KStream stream = builder.stream(...);
Reducer reducer = new Reducer() { /* ... */ };

// old API
KTable newTable = stream.reduceByKey(reducer, name);

// new API, Group by existing key
KTable newTable = stream.groupByKey().reduce(reducer, name);
// or Group by a different key
KTable otherTable = stream.groupBy((key,value) -> value).reduce(reducer, name);

Auto Repartitioning

Previously when performing KStream#join(...), KStream#outerJoin(...) or KStream#leftJoin(...) operations after a key changing operation, i.e, KStream#map(...), KStream#flatMap(...), KStream#selectKey(...) the developer was required to call KStream#through(...) to repartition the mapped KStream This is no longer required. Repartitioning now happens automatically for all join operations.
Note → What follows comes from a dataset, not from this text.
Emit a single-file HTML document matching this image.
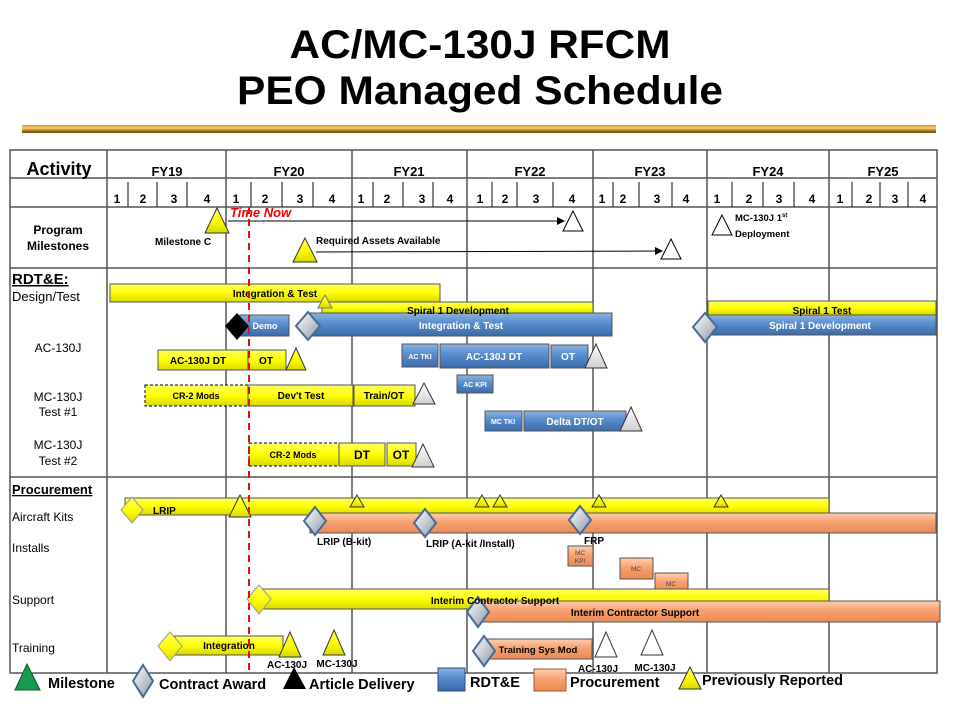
<!DOCTYPE html>
<html><head><meta charset="utf-8"><style>
html,body{margin:0;padding:0;background:#fff;}
svg{display:block;font-family:"Liberation Sans",sans-serif;}
.b{font-weight:bold;}
</style></head><body>
<svg width="960" height="720" viewBox="0 0 960 720" xmlns="http://www.w3.org/2000/svg">
<defs>
<linearGradient id="gold" x1="0" y1="0" x2="0" y2="1"><stop offset="0" stop-color="#c8961e"/><stop offset="0.4" stop-color="#f3d27a"/><stop offset="0.7" stop-color="#a9780f"/><stop offset="1" stop-color="#6b4a05"/></linearGradient>
<linearGradient id="yel" x1="0" y1="0" x2="0" y2="1"><stop offset="0" stop-color="#ffff66"/><stop offset="0.5" stop-color="#ffff00"/><stop offset="1" stop-color="#d8d800"/></linearGradient>
<linearGradient id="blu" x1="0" y1="0" x2="0" y2="1"><stop offset="0" stop-color="#8fb3e0"/><stop offset="0.4" stop-color="#5b8fd0"/><stop offset="1" stop-color="#3b6aa8"/></linearGradient>
<linearGradient id="org" x1="0" y1="0" x2="0" y2="1"><stop offset="0" stop-color="#fcd0b0"/><stop offset="0.45" stop-color="#f7a070"/><stop offset="1" stop-color="#e98a55"/></linearGradient>
<linearGradient id="dia" x1="0" y1="0" x2="1" y2="1"><stop offset="0" stop-color="#ffffff"/><stop offset="0.5" stop-color="#c8ccd4"/><stop offset="1" stop-color="#8a93a3"/></linearGradient>
<linearGradient id="wt" x1="0" y1="0" x2="0" y2="1"><stop offset="0" stop-color="#ffffff"/><stop offset="1" stop-color="#cfcfcf"/></linearGradient>
<marker id="ar" markerWidth="8" markerHeight="8" refX="7" refY="4" orient="auto"><path d="M0,0 L8,4 L0,8z" fill="#000"/></marker>
</defs>

<!-- Title -->
<text x="480" y="58" text-anchor="middle" class="b" font-size="40" textLength="381" lengthAdjust="spacingAndGlyphs">AC/MC-130J RFCM</text>
<text x="480" y="104" text-anchor="middle" class="b" font-size="40" textLength="486" lengthAdjust="spacingAndGlyphs">PEO Managed Schedule</text>
<rect x="22" y="125" width="914" height="8" fill="url(#gold)"/>

<!-- Grid -->
<g stroke="#555" stroke-width="1.5" fill="none">
<rect x="10" y="150" width="927" height="523"/>
<line x1="10" y1="178" x2="937" y2="178"/>
<line x1="10" y1="207" x2="937" y2="207"/>
<line x1="10" y1="268" x2="937" y2="268"/>
<line x1="10" y1="477" x2="937" y2="477"/>
<line x1="107" y1="150" x2="107" y2="673"/>
<line x1="226" y1="150" x2="226" y2="673"/>
<line x1="352" y1="150" x2="352" y2="673"/>
<line x1="467" y1="150" x2="467" y2="673"/>
<line x1="593" y1="150" x2="593" y2="673"/>
<line x1="707" y1="150" x2="707" y2="673"/>
<line x1="829" y1="150" x2="829" y2="673"/>
</g>
<g stroke="#333" stroke-width="1.2">
<line x1="128" y1="182" x2="128" y2="207"/><line x1="157" y1="182" x2="157" y2="207"/><line x1="187" y1="182" x2="187" y2="207"/>
<line x1="251" y1="182" x2="251" y2="207"/><line x1="282" y1="182" x2="282" y2="207"/><line x1="313" y1="182" x2="313" y2="207"/>
<line x1="373" y1="182" x2="373" y2="207"/><line x1="403" y1="182" x2="403" y2="207"/><line x1="433" y1="182" x2="433" y2="207"/>
<line x1="492" y1="182" x2="492" y2="207"/><line x1="517" y1="182" x2="517" y2="207"/><line x1="553" y1="182" x2="553" y2="207"/>
<line x1="613" y1="182" x2="613" y2="207"/><line x1="639" y1="182" x2="639" y2="207"/><line x1="672" y1="182" x2="672" y2="207"/>
<line x1="732" y1="182" x2="732" y2="207"/><line x1="763" y1="182" x2="763" y2="207"/><line x1="794" y1="182" x2="794" y2="207"/>
<line x1="852" y1="182" x2="852" y2="207"/><line x1="880" y1="182" x2="880" y2="207"/><line x1="908" y1="182" x2="908" y2="207"/>
</g>
<text x="59" y="175" text-anchor="middle" class="b" font-size="18">Activity</text>
<g class="b" font-size="13" text-anchor="middle">
<text x="167" y="176">FY19</text><text x="289" y="176">FY20</text><text x="409" y="176">FY21</text><text x="530" y="176">FY22</text><text x="650" y="176">FY23</text><text x="768" y="176">FY24</text><text x="883" y="176">FY25</text>
</g>
<g class="b" font-size="12" text-anchor="middle">
<text x="117" y="203">1</text><text x="143" y="203">2</text><text x="174" y="203">3</text><text x="207" y="203">4</text>
<text x="236" y="203">1</text><text x="265" y="203">2</text><text x="300" y="203">3</text><text x="332" y="203">4</text>
<text x="361" y="203">1</text><text x="387" y="203">2</text><text x="422" y="203">3</text><text x="450" y="203">4</text>
<text x="480" y="203">1</text><text x="505" y="203">2</text><text x="536" y="203">3</text><text x="572" y="203">4</text>
<text x="602" y="203">1</text><text x="623" y="203">2</text><text x="657" y="203">3</text><text x="686" y="203">4</text>
<text x="717" y="203">1</text><text x="749" y="203">2</text><text x="779" y="203">3</text><text x="812" y="203">4</text>
<text x="840" y="203">1</text><text x="869" y="203">2</text><text x="895" y="203">3</text><text x="923" y="203">4</text>
</g>

<!-- Program milestones -->
<g class="b" font-size="12" text-anchor="middle"><text x="58" y="234">Program</text><text x="58" y="250">Milestones</text></g>
<line x1="228" y1="221" x2="564" y2="221" stroke="#000" stroke-width="1" marker-end="url(#ar)"/>
<line x1="316" y1="252" x2="662" y2="251" stroke="#000" stroke-width="1" marker-end="url(#ar)"/>
<polygon points="217,208 205,233 229,233" fill="url(#yel)" stroke="#333"/>
<text x="155" y="245" class="b" font-size="10">Milestone C</text>
<polygon points="305,238 293,262 317,262" fill="url(#yel)" stroke="#333"/>
<text x="316" y="244" class="b" font-size="10">Required Assets Available</text>
<polygon points="573,211 563,231 583,231" fill="#fff" stroke="#000"/>
<polygon points="671,239 661,259 681,259" fill="#fff" stroke="#000"/>
<polygon points="722,215 712,235 732,235" fill="#fff" stroke="#000"/>
<text x="735" y="221" class="b" font-size="9.5">MC-130J 1<tspan font-size="6" dy="-4">st</tspan></text>
<text x="735" y="237" class="b" font-size="9.5">Deployment</text>
<text x="230" y="217" class="b" font-size="13" fill="#e00" font-style="italic">Time Now</text>

<!-- RDT&E -->
<text x="12" y="284" class="b" font-size="15" text-decoration="underline">RDT&amp;E:</text>
<text x="12" y="301" font-size="13">Design/Test</text>
<text x="58" y="352" text-anchor="middle" font-size="12">AC-130J</text>
<text x="58" y="401" text-anchor="middle" font-size="12">MC-130J</text>
<text x="58" y="416" text-anchor="middle" font-size="12">Test #1</text>
<text x="58" y="449" text-anchor="middle" font-size="12">MC-130J</text>
<text x="58" y="465" text-anchor="middle" font-size="12">Test #2</text>

<g stroke="#555" stroke-width="1">
<rect x="110" y="284" width="330" height="18" fill="url(#yel)"/>
<rect x="322" y="302" width="271" height="12" fill="url(#yel)"/>
<rect x="708" y="301" width="228" height="14" fill="url(#yel)"/>
<rect x="240" y="315" width="49" height="21" fill="url(#blu)"/>
<rect x="310" y="313" width="302" height="23" fill="url(#blu)"/>
<rect x="707" y="315" width="229" height="20" fill="url(#blu)"/>
<rect x="158" y="350" width="90" height="20" fill="url(#yel)"/>
<rect x="248" y="350" width="38" height="20" fill="url(#yel)"/>
<rect x="402" y="344" width="36" height="23" fill="url(#blu)"/>
<rect x="440" y="344" width="109" height="24" fill="url(#blu)"/>
<rect x="551" y="345" width="37" height="23" fill="url(#blu)"/>
<rect x="457" y="375" width="36" height="18" fill="url(#blu)"/>
<rect x="145" y="385" width="103" height="21" fill="url(#yel)" stroke="#000" stroke-dasharray="3,2"/>
<rect x="248" y="385" width="105" height="21" fill="url(#yel)"/>
<rect x="354" y="385" width="61" height="21" fill="url(#yel)"/>
<rect x="485" y="411" width="37" height="20" fill="url(#blu)"/>
<rect x="524" y="411" width="102" height="20" fill="url(#blu)"/>
<rect x="249" y="443" width="90" height="23" fill="url(#yel)" stroke="#000" stroke-dasharray="3,2"/>
<rect x="339" y="443" width="46" height="23" fill="url(#yel)"/>
<rect x="387" y="443" width="29" height="23" fill="url(#yel)"/>
</g>
<polygon points="325,295 318,308 332,308" fill="url(#yel)" stroke="#777"/>
<polygon points="237,313 249,326 237,340 225,326" fill="#000"/>
<polygon points="308,312 320,326 308,340 296,326" fill="url(#dia)" stroke="#4a6a95" stroke-width="2"/>
<polygon points="705,313 717,327 705,342 693,327" fill="url(#dia)" stroke="#4a6a95" stroke-width="2"/>
<polygon points="296,348 286,370 306,370" fill="url(#yel)" stroke="#333"/>
<polygon points="596,344 585,368 607,368" fill="url(#wt)" stroke="#333"/>
<polygon points="424,383 413,404 435,404" fill="url(#wt)" stroke="#333"/>
<polygon points="631,407 620,431 642,431" fill="url(#wt)" stroke="#333"/>
<polygon points="423,444 412,467 434,467" fill="url(#wt)" stroke="#333"/>
<g class="b" font-size="10" text-anchor="middle" fill="#000">
<text x="275" y="297">Integration &amp; Test</text>
<text x="458" y="314">Spiral 1 Development</text>
<text x="822" y="314">Spiral 1 Test</text>
<text x="198" y="364">AC-130J DT</text>
<text x="266" y="364">OT</text>
<text x="196" y="399" font-size="9">CR-2 Mods</text>
<text x="301" y="399">Dev't Test</text>
<text x="384" y="399">Train/OT</text>
<text x="293" y="458" font-size="9">CR-2 Mods</text>
<text x="362" y="459" font-size="12">DT</text>
<text x="401" y="459" font-size="12">OT</text>
</g>
<g class="b" font-size="10" text-anchor="middle" fill="#fff">
<text x="265" y="329" font-size="9">Demo</text>
<text x="461" y="329">Integration &amp; Test</text>
<text x="820" y="329">Spiral 1 Development</text>
<text x="420" y="359" font-size="7">AC TKI</text>
<text x="494" y="360">AC-130J DT</text>
<text x="568" y="360">OT</text>
<text x="475" y="387" font-size="7">AC KPI</text>
<text x="503" y="424" font-size="7">MC TKI</text>
<text x="575" y="425">Delta DT/OT</text>
</g>

<!-- Procurement -->
<text x="12" y="494" class="b" font-size="13" text-decoration="underline">Procurement</text>
<text x="12" y="521" font-size="12">Aircraft Kits</text>
<text x="12" y="552" font-size="12">Installs</text>
<text x="12" y="604" font-size="12">Support</text>
<text x="12" y="652" font-size="12">Training</text>

<g stroke="#555" stroke-width="1">
<rect x="125" y="498" width="704" height="17" fill="url(#yel)"/>
<rect x="310" y="513" width="626" height="20" fill="url(#org)"/>
<rect x="568" y="546" width="25" height="20" fill="url(#org)"/>
<rect x="620" y="558" width="33" height="21" fill="url(#org)"/>
<rect x="655" y="573" width="33" height="20" fill="url(#org)"/>
<rect x="255" y="589" width="574" height="20" fill="url(#yel)"/>
<rect x="475" y="601" width="465" height="21" fill="url(#org)"/>
<rect x="175" y="636" width="108" height="19" fill="url(#yel)"/>
<rect x="485" y="639" width="107" height="20" fill="url(#org)"/>
</g>
<g fill="url(#yel)" stroke="#333">
<polygon points="240,495 229,517 251,517"/>
<polygon points="357,495 350,507 364,507"/>
<polygon points="482,495 475,507 489,507"/>
<polygon points="500,495 493,507 507,507"/>
<polygon points="599,495 592,507 606,507"/>
<polygon points="721,495 714,507 728,507"/>
<polygon points="290,632 279,657 301,657"/>
<polygon points="334,630 323,655 345,655"/>
</g>
<g fill="url(#yel)" stroke="#999">
<polygon points="132,497 143,510 132,523 121,510"/>
<polygon points="259,585 271,599 259,614 247,599"/>
<polygon points="170,632 182,646 170,661 158,646"/>
</g>
<g fill="url(#dia)" stroke="#4a6a95" stroke-width="2">
<polygon points="315,507 326,521 315,535 304,521"/>
<polygon points="425,509 436,523 425,537 414,523"/>
<polygon points="580,506 591,520 580,534 569,520"/>
<polygon points="478,597 489,612 478,627 467,612"/>
<polygon points="484,636 495,651 484,666 473,651"/>
</g>
<polygon points="606,632 595,657 617,657" fill="#fff" stroke="#333"/>
<polygon points="652,630 641,655 663,655" fill="#fff" stroke="#333"/>
<g class="b" font-size="10" fill="#000">
<text x="153" y="514">LRIP</text>
<text x="317" y="545">LRIP (B-kit)</text>
<text x="426" y="547">LRIP (A-kit /Install)</text>
<text x="584" y="544">FRP</text>
<text x="495" y="604" text-anchor="middle">Interim Contractor Support</text>
<text x="635" y="616" text-anchor="middle">Interim Contractor Support</text>
<text x="229" y="649" text-anchor="middle">Integration</text>
<text x="538" y="653" text-anchor="middle" font-size="9.5">Training Sys Mod</text>
<text x="287" y="668" text-anchor="middle">AC-130J</text>
<text x="337" y="667" text-anchor="middle">MC-130J</text>
<text x="598" y="672" text-anchor="middle">AC-130J</text>
<text x="655" y="671" text-anchor="middle">MC-130J</text>
</g>
<g font-size="6.5" fill="#444" text-anchor="middle">
<text x="580" y="555">MC</text><text x="580" y="563">KPI</text>
<text x="636" y="571">MC</text><text x="671" y="586">MC</text>
</g>

<!-- Time now line -->
<line x1="249" y1="207" x2="249" y2="673" stroke="#e01010" stroke-width="2" stroke-dasharray="7,5"/>

<!-- Legend -->
<polygon points="27,664 15,690 40,690" fill="#1a9a50" stroke="#0d5a2c"/>
<text x="48" y="688" class="b" font-size="14.5">Milestone</text>
<polygon points="143,665 153,681 143,697 133,681" fill="url(#dia)" stroke="#4a6a95" stroke-width="2"/>
<text x="159" y="689" class="b" font-size="14.5">Contract Award</text>
<polygon points="294,667 283,689 306,689" fill="#000"/>
<text x="309" y="689" class="b" font-size="14.5">Article Delivery</text>
<rect x="438" y="668" width="27" height="23" fill="url(#blu)" stroke="#2c4f80"/>
<text x="470" y="687" class="b" font-size="14.5">RDT&amp;E</text>
<rect x="534" y="669" width="32" height="22" fill="url(#org)" stroke="#a05a30"/>
<text x="570" y="687" class="b" font-size="14.5">Procurement</text>
<polygon points="690,667 679,689 701,689" fill="url(#yel)" stroke="#333"/>
<text x="702" y="685" class="b" font-size="14.5">Previously Reported</text>
</svg>
</body></html>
KStream streamOne = builder.stream(...);
KStream streamTwo = builder.stream(...);
KeyValueMapper selector = new KeyValueMapper() { /* ... */ };
ValueJoiner joiner = new ValueJoiner { /* ... */ };
JoinWindows windows = JoinWindows.of("the-join").within(60 * 1000);

// old API
KStream oldJoined = streamOne.selectKey(selector)
                             .through("repartitioned-topic")
                             .join(streamTwo,
                                   joiner,
                                   windows);

// new API
KStream newJoined = streamOne.selectKey((key,value) -> value)
                             .join(streamTwo,
                                   joiner
                                   windows);

TopologyBuilder

Two public method signatures have been changed on TopologyBuilder, TopologyBuilder#sourceTopics(String applicationId) and TopologyBuilder#topicGroups(String applicationId). These methods no longer take applicationId as a parameter and instead you should call TopologyBuilder#setApplicationId(String applicationId) before calling one of these methods.
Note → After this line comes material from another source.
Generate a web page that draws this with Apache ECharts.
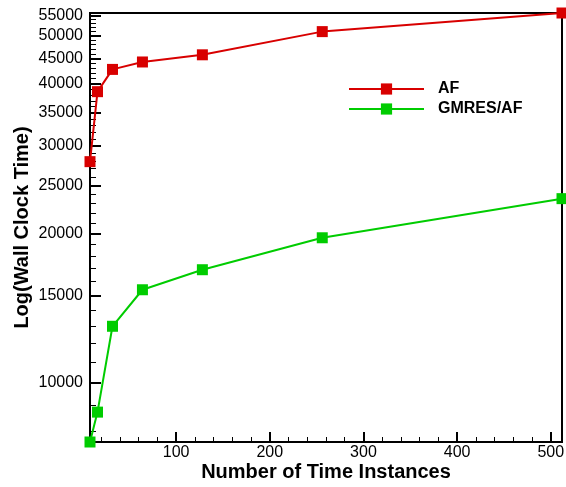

TopologyBuilder builder = new TopologyBuilder();
...

// old API
Set<String> topics = topologyBuilder.sourceTopics("applicationId");
Map<Integer, TopicsInfo> topicGroups = topologyBuilder.topicGroups("applicationId");

// new API
topologyBuilder.setApplicationId("applicationId");
Set<String> topics = topologyBuilder.sourceTopics();
Map<Integer, TopicsInfo> topicGroups = topologyBuilder.topicGroups();

DSL: New parameters to specify state store names

Apache Kafka 0.10.1 introduces Interactive Queries, which allow you to directly query state stores of a Kafka Streams application. This new feature required a few changes to the operators in the DSL. Starting with Kafka 0.10.1, state stores must be always be “named”, which includes both explicitly used state stores (e.g., defined by the user) and internally used state stores (e.g., created behind the scenes by operations such as count()). This naming is a prerequisite to make state stores queryable. As a result of this, the previous “operator name” is now the state store name. This change affects KStreamBuilder#table(...) and windowed aggregates KGroupedStream#count(...), #reduce(...), and #aggregate(...).

// old API
builder.table("topic");
builder.table(keySerde, valSerde, "topic");

table2 = table1.through("topic");

stream.countByKey(TimeWindows.of("windowName", 1000)); // window has a name

// new API
builder.table("topic", "storeName"); // requires to provide a store name to make KTable queryable
builder.table(keySerde, valSerde, "topic", "storeName"); // requires to provide a store name to make KTable queryable

table2 = table1.through("topic", "storeName"); // requires to provide a store name to make KTable queryable

// for changes of countByKey() -> groupByKey().count(...), please see example above
// for changes of TimeWindows.of(...), please see example below
stream.groupByKey().count(TimeWindows.of(1000), "countStoreName"); // window name removed, store name added

Windowing

The API for JoinWindows was improved. It is not longer possible to define a window with a default size (of zero). Furthermore, windows are not named anymore. Rather, any such naming is now done for state stores. See section DSL: New parameters to specify state store names above).

// old API
JoinWindows.of("name"); // defines window with size zero
JoinWindows.of("name").within(60 * 1000L);

TimeWindows.of("name", 60 * 1000L);
UnlimitedWindows.of("name", 60 * 1000L);

// new API, no name, requires window size
JoinWindows.of(0); // no name; set window size explicitly to zero
JoinWindows.of(60 * 1000L); // no name

TimeWindows.of(60 * 1000L); // not required to specify a name anymore
UnlimitedWindows.of(); // not required to specify a name anymore

Full upgrade workflow

A typical workflow for upgrading Kafka Streams applications from CP 3.0.x to CP 3.1.2 has the following steps:

  1. Upgrade your application: See upgrade instructions above.
  2. Stop the old application: Stop the old version of your application, i.e. stop all the application instances that are still running the old version of the application.
  3. Upgrade your Kafka cluster: See kafka updrade instructions.
  4. Start the upgraded application: Start the upgraded version of your application, with as many instances as needed. By default, the upgraded application will resume processing its input data from the point where the old version was stopped (see previous step).